C’est par où, la sortie ?
Un soir à Sainte-Anne. Après une longue consultation, je raccompagne mon dernier patient à la porte du bureau. C’est la première fois qu’il vient : un “primo-consultant” en langage médico-technocratique.
Souvent les pauvres primo-consultants sont perdus à la fin de la consultation : après avoir parlé au psychiatre de tas de choses douloureuses, ils se retrouvent dans un grand couloir dont toutes les portes se ressemblent, et ils ne reconnaissent plus le chemin par lequel ils sont arrivés : pour sortir, c’est à droite ou à gauche ?
Ce patient est très déprimé, très insomniaque. Et aussi très drôle. La dérision lui sert, comme souvent, d’antidésespoir, sinon d’antidépresseur.

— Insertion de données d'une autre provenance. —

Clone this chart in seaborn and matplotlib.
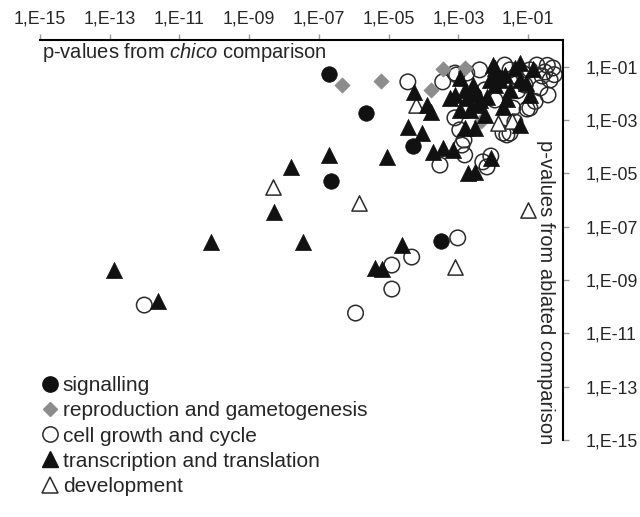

Alors – mythologie de Sainte-Anne oblige – à cet instant précis où il ne sait plus vers où aller – à droite ou à gauche ? – au lieu de demander comme vous et moi : “où est la sortie ?”, il me regarde de son oeil sombre et rigolard et me dit : “il y a une sortie ?”
J’en ris dans ma tête toute la soirée, et le lendemain encore. Merci cher patient d’avoir en une seconde effacé toute la fatigue de la journée de consultations. Malgré tes propres peines.